Refugiados dos bombardeios na Síria se juntam às centenas de compatriotas que foram para o Líbano - EFE |
Há muitos mortos. Eu tenho todas as razões para pensar que os números de mortos anunciados pela ONU são claramente inferiores à realidade. Os mortos anunciados só são considerados como tais depois de terem identidade reconhecida e serem anunciados na mesquita. Entre os desaparecidos, entre os que estão soterrados entre escombros e os que não tiveram identidade identificada, há com certeza um coeficiente a mais.
OM - A logística da operação foi feita por essas duas associações francesas que garantiram sua entrada e saída do país através do Líbano. Quais foram as condições de atendimento médico encontradas?
JB - Acampamento hospitalar improvisado no nível mais elementar. Precisei me mudar duas vezes, pois fomos vítimas de bombardeios. Estive em uma pequena escola abandonada e em uma casa privada. Nada disso é prático ou conveniente para fazer um hospital. Os doentes têm que chegar por algum lugar e a entrada nunca é o maior cômodo de uma casa.

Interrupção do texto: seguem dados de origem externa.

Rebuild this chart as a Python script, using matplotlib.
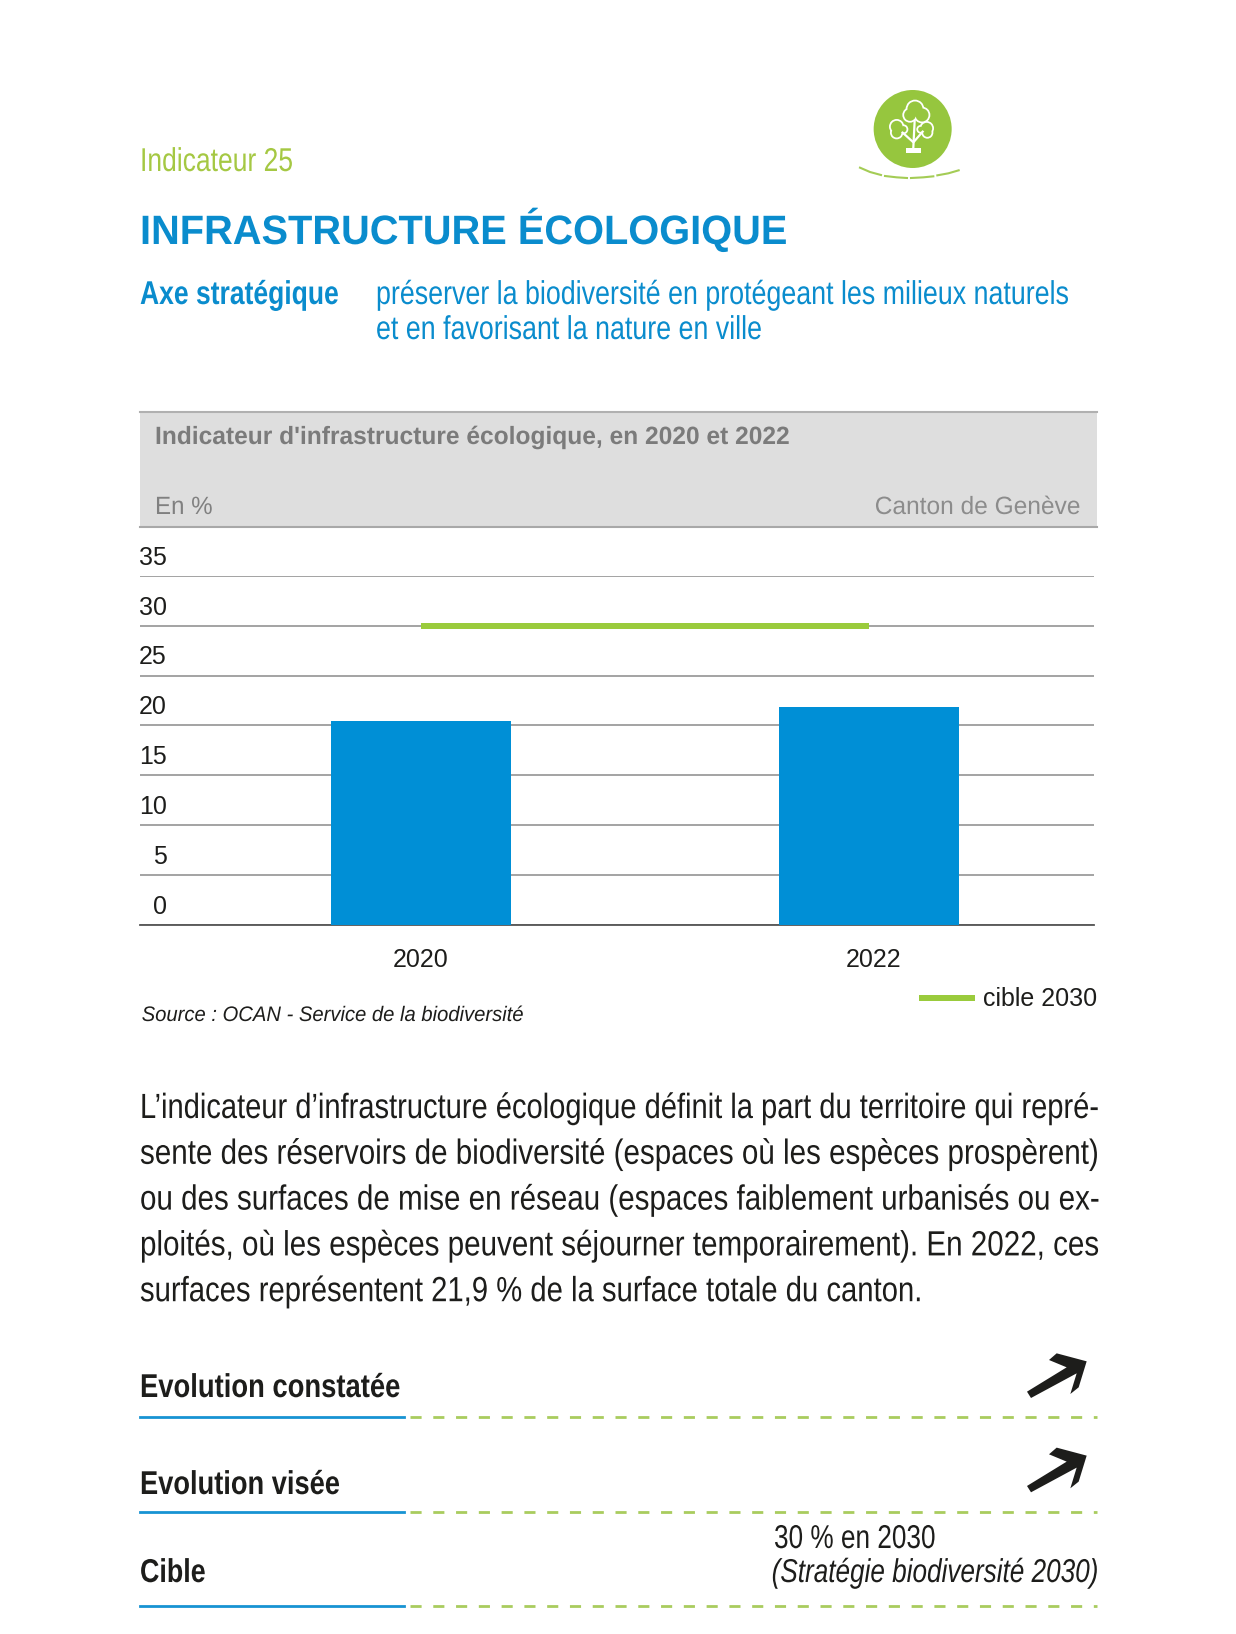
import matplotlib
matplotlib.use("Agg")
import matplotlib.pyplot as plt
from matplotlib.patches import Circle, Polygon, Rectangle
from matplotlib.patheffects import AbstractPathEffect
from matplotlib.transforms import Affine2D, ScaledTranslation

W, H = 1236, 1634
PT = 0.72  # px -> pt at dpi 100

years = ["2020", "2022"]
values = [20.4, 21.9]
target = [30, 30]
yticks = [0, 5, 10, 15, 20, 25, 30, 35]

body_lines = [
    "L’indicateur d’infrastructure écologique définit la part du territoire qui repré-",
    "sente des réservoirs de biodiversité (espaces où les espèces prospèrent)",
    "ou des surfaces de mise en réseau (espaces faiblement urbanisés ou ex-",
    "ploités, où les espèces peuvent séjourner temporairement). En 2022, ces",
    "surfaces représentent 21,9 % de la surface totale du canton.",
]
body_ends = [1100, 1100, 1100, 1100, 923]

BLUE = "#0a8ccd"
GREEN = "#9acb3c"
ICON = "#96c63e"
DARK = "#1d1d1b"
SANS = "Liberation Sans"

fig = plt.figure(figsize=(W / 100, H / 100), dpi=100, facecolor="white")
renderer = fig.canvas.get_renderer()

# page overlay in pixel coordinates
page = fig.add_axes([0, 0, 1, 1], zorder=0)
page.set_xlim(0, W)
page.set_ylim(H, 0)
page.axis("off")

# header band of the chart
page.add_patch(Rectangle((140, 411), 957, 116, fc="#dedede", ec="none"))
page.plot([140, 1097], [411.5, 411.5], color="#b0b0b0", lw=1.5)
page.plot([140, 1097], [527, 527], color="#a8a8a8", lw=1.5)


class Stretch(AbstractPathEffect):
    # the page text is a condensed face, none installed: smaller font, taller glyphs
    def __init__(self, y0, sy):
        super().__init__()
        self.y0, self.sy = y0, sy

    def draw_path(self, renderer, gc, tpath, affine, rgbFace=None):
        tall = Affine2D().translate(0, -self.y0).scale(1, self.sy).translate(0, self.y0)
        renderer.draw_path(gc, tpath, affine + tall, rgbFace)


def label(x0, x1, y, s, size, color=DARK, ha="left", **kw):
    anchor = x0 if ha == "left" else x1
    t = page.text(anchor, y, s, fontsize=size * PT, color=color, family=SANS,
                  va="baseline", ha=ha, **kw)
    fit = (x1 - x0) / t.get_window_extent(renderer).width
    t.set_fontsize(size * PT * fit)
    t.set_path_effects([Stretch(H - y, 1 / fit)])
    return t


label(140, 292.8, 171, "Indicateur 25", 33, color="#a5c843")
label(140, 787.5, 244, "INFRASTRUCTURE ÉCOLOGIQUE", 41, color=BLUE, weight="bold")
label(140, 338.7, 304, "Axe stratégique", 33, color=BLUE, weight="bold")
label(376, 1069, 304, "préserver la biodiversité en protégeant les milieux naturels", 33, color=BLUE)
label(376, 761.7, 339, "et en favorisant la nature en ville", 33, color=BLUE)

label(155, 790, 444, "Indicateur d'infrastructure écologique, en 2020 et 2022", 25, color="#7b7b7b", weight="bold")
label(155, 212.6, 514, "En %", 25, color="#808080")
label(875, 1080.6, 514, "Canton de Genève", 25, color="#8c8c8c", ha="right")
label(141.7, 523, 1021, "Source : OCAN - Service de la biodiversité", 21, style="italic")

for i, line in enumerate(body_lines):
    label(140, body_ends[i], 1118 + i * 45.8, line, 35)

label(140, 400, 1397, "Evolution constatée", 33, weight="bold")
label(140, 339.7, 1494, "Evolution visée", 33, weight="bold")
label(140, 205.5, 1582, "Cible", 33, weight="bold")
label(774, 935, 1548, "30 % en 2030", 33)
label(771, 1098, 1582, "(Stratégie biodiversité 2030)", 33, style="italic", ha="right")

# rows at the bottom
for y in [1417.3, 1511.7, 1606]:
    page.plot([140, 403.5], [y, y], color="#1793d3", lw=2)
    page.plot([410, 1097], [y, y], color="#a9cc5e", lw=2, dashes=(8 / 2, 8.4 / 2))

# arrows
shape = [(381, 185), (500, 112), (447, 90), (470, 70), (560, 94), (536, 172), (511, 192), (530, 130), (393, 204)]
for off in [0, 94.3]:
    pts = [(900 + a / 3, 1330 + off + b / 3) for a, b in shape]
    page.add_patch(Polygon(pts, closed=True, fc=DARK, ec="none"))


def zx(a):
    return 780 + a / 3


def zy(b):
    return 60 + b / 3


# icon
page.add_patch(Circle((zx(398), zy(207)), 39, fc=ICON, ec="none"))
lobes = [(405, 147, 28), (390, 165, 23), (426, 165, 25),
         (350, 200, 23), (350, 218, 20), (370, 208, 15),
         (440, 205, 22), (442, 218, 18), (422, 208, 13)]
for a, b, r in lobes:
    page.add_patch(Circle((zx(a), zy(b)), r / 3, fc="white", ec="none"))
for a, b, r in lobes:
    page.add_patch(Circle((zx(a), zy(b)), r / 3 - 1.8, fc=ICON, ec="none"))
for seg in [[(400, 262), (404, 182)], [(398, 245), (368, 218)], [(402, 245), (428, 215)]]:
    page.plot([zx(p[0]) for p in seg], [zy(p[1]) for p in seg], color="white", lw=1.6)
page.add_patch(Rectangle((zx(378), zy(263)), 44 / 3, 17 / 3, fc="white", ec="none"))
for seg in [[(240, 323), (270, 336), (303, 345)], [(315, 348), (350, 352), (381, 354)],
            [(393, 354), (430, 352), (460, 349)], [(472, 346), (505, 340), (536, 331)]]:
    page.plot([zx(p[0]) for p in seg], [zy(p[1]) for p in seg], color="#a4cc55", lw=1.5)

# chart
left, right, top, bottom = 140, 1094, 576, 924.7
ax = fig.add_axes([left / W, 1 - bottom / H, (right - left) / W, (bottom - top) / H], zorder=1)
ax.patch.set_alpha(0)
x = [0, 1]
ax.bar(x, values, width=0.4014, color="#008fd6", zorder=3)
ax.plot(x, target, color=GREEN, lw=6 * PT, solid_capstyle="butt", zorder=4, label="cible 2030")
ax.set_xlim(-281 / 448.4, 673 / 448.4)
ax.set_ylim(0, 35)
ax.set_yticks(yticks)
ax.set_xticks([0, 1.01])
ax.set_xticklabels(years)
ax.grid(axis="y", color="#8a8a8a", lw=1.1, zorder=1)
ax.set_axisbelow(True)
for name in ["top", "right", "left"]:
    ax.spines[name].set_visible(False)
ax.spines["bottom"].set_color("#555555")
ax.spines["bottom"].set_linewidth(1.3)
ax.tick_params(axis="x", length=0, pad=17, labelsize=25 * PT, labelcolor=DARK)
ax.tick_params(axis="y", length=0, pad=-27 * PT, labelsize=25 * PT, labelcolor=DARK)
shift = ScaledTranslation(0, 6.2 / 100, fig.dpi_scale_trans)
for t in ax.get_yticklabels():
    t.set_family(SANS)
    t.set_verticalalignment("bottom")
    t.set_transform(t.get_transform() + shift)
for t in ax.get_xticklabels():
    t.set_family(SANS)

ax.legend(loc="center right", bbox_to_anchor=(1.003, -0.214), frameon=False, handlelength=2.24,
          handletextpad=0.32, borderpad=0, borderaxespad=0,
          prop={"family": SANS, "size": 25 * PT}, labelcolor=DARK)

fig.savefig("out.png", dpi=100, facecolor="white")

Depois de colocar quatro pessoas de um lado e quatro de outra, você não pode mais sair dali. É quase impossível tratar feridos da cabeça ou do tronco, nos concentramos em feridos dos membros e abdômen e em alguns casos da associação membros e abdômen. Há também os familiares, que ficam em um espaço proibido; falta água e eletricidade. Eu era apenas um elemento suplementar, tive a sorte de ter sido autorizado a me introduzir em uma estrutura de médicos e cirurgiões sírios que correram o risco de ter um estrangeiro trabalhando com eles.
Os humanitaristas não são bem vindos. O Croissant Rouge Syrien [braço árabe da organização humanitária Cruz Vermelha] sim. Ouvi falar que é suspeito de colaboração com o regime, mas isso não diz respeito só à Síria, é quase uma tradição em vários países do mundo que a presidência do Croissant Rouge vá para a mulher do presidente da República, a mulher do primeiro-ministro, à tia dele.
OM - Quem são os combatentes que o Sr. viu e cuidou?
JB - Os combatentes vêm da população civil. Eles são mais jovens e têm armas para se proteger, mas não tão poderosas quanto as do regime. Têm uma taxa de mortos e feridos que é inaceitável para qualquer exército. Os combatentes são majoritariamente desertores do exército de Assad com suas armas. Inclusive, vi algumas poucas deserções em Homs.
A moral é elevada, eles são corajosos e heróicos, o que não quer dizer que depois venham a fazer a mais bela democracia do mundo. Eu não tenho opinião sobre o regime político que farão depois.